[BEGIN]

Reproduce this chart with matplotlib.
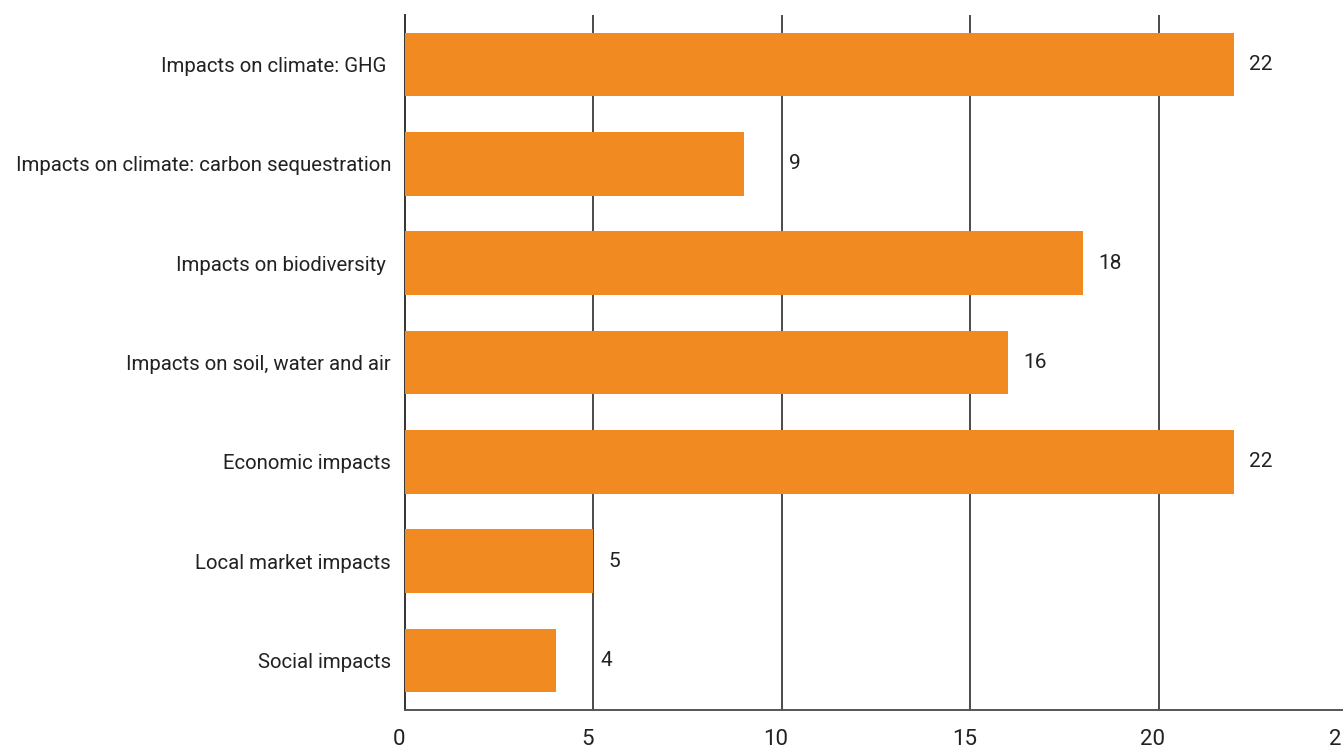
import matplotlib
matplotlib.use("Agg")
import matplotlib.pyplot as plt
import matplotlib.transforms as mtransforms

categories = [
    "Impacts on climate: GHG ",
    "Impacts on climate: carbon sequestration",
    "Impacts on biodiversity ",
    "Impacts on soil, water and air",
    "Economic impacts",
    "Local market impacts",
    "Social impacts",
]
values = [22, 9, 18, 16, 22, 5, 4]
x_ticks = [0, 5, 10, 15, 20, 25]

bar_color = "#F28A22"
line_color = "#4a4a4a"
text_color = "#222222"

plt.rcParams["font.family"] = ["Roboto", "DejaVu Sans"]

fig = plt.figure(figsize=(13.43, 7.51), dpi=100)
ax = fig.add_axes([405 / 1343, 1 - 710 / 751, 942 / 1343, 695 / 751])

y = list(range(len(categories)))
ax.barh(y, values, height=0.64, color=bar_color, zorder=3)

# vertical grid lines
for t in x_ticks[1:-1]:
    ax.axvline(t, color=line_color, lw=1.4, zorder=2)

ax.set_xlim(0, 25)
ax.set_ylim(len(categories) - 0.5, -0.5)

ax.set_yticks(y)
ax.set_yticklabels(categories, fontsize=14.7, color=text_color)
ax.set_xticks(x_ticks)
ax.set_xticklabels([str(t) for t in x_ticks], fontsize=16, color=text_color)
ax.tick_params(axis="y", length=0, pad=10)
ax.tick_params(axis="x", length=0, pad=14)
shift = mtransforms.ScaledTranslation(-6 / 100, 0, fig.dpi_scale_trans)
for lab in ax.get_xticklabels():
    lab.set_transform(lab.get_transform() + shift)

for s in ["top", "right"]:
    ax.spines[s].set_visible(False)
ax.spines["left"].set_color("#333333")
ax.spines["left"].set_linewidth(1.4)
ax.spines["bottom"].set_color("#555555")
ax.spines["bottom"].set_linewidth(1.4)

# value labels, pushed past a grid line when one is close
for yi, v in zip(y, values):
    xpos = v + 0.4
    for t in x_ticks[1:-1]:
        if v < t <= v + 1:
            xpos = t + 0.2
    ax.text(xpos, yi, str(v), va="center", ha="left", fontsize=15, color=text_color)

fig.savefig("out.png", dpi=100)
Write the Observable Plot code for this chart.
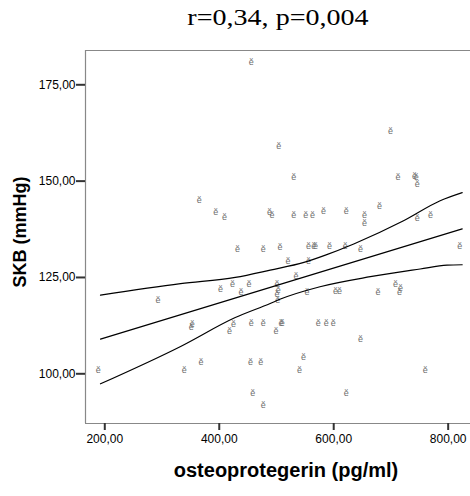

[END]

### Task objective
Reproduce only the lines of the records from the start up to and including the line that holds "ax.set_ylim(len(categories) - 0.5, -0.5)"; do not carry over any picture.

### The result
Reproduce this chart with matplotlib.
import matplotlib
matplotlib.use("Agg")
import matplotlib.pyplot as plt
import matplotlib.transforms as mtransforms

categories = [
    "Impacts on climate: GHG ",
    "Impacts on climate: carbon sequestration",
    "Impacts on biodiversity ",
    "Impacts on soil, water and air",
    "Economic impacts",
    "Local market impacts",
    "Social impacts",
]
values = [22, 9, 18, 16, 22, 5, 4]
x_ticks = [0, 5, 10, 15, 20, 25]

bar_color = "#F28A22"
line_color = "#4a4a4a"
text_color = "#222222"

plt.rcParams["font.family"] = ["Roboto", "DejaVu Sans"]

fig = plt.figure(figsize=(13.43, 7.51), dpi=100)
ax = fig.add_axes([405 / 1343, 1 - 710 / 751, 942 / 1343, 695 / 751])

y = list(range(len(categories)))
ax.barh(y, values, height=0.64, color=bar_color, zorder=3)

# vertical grid lines
for t in x_ticks[1:-1]:
    ax.axvline(t, color=line_color, lw=1.4, zorder=2)

ax.set_xlim(0, 25)
ax.set_ylim(len(categories) - 0.5, -0.5)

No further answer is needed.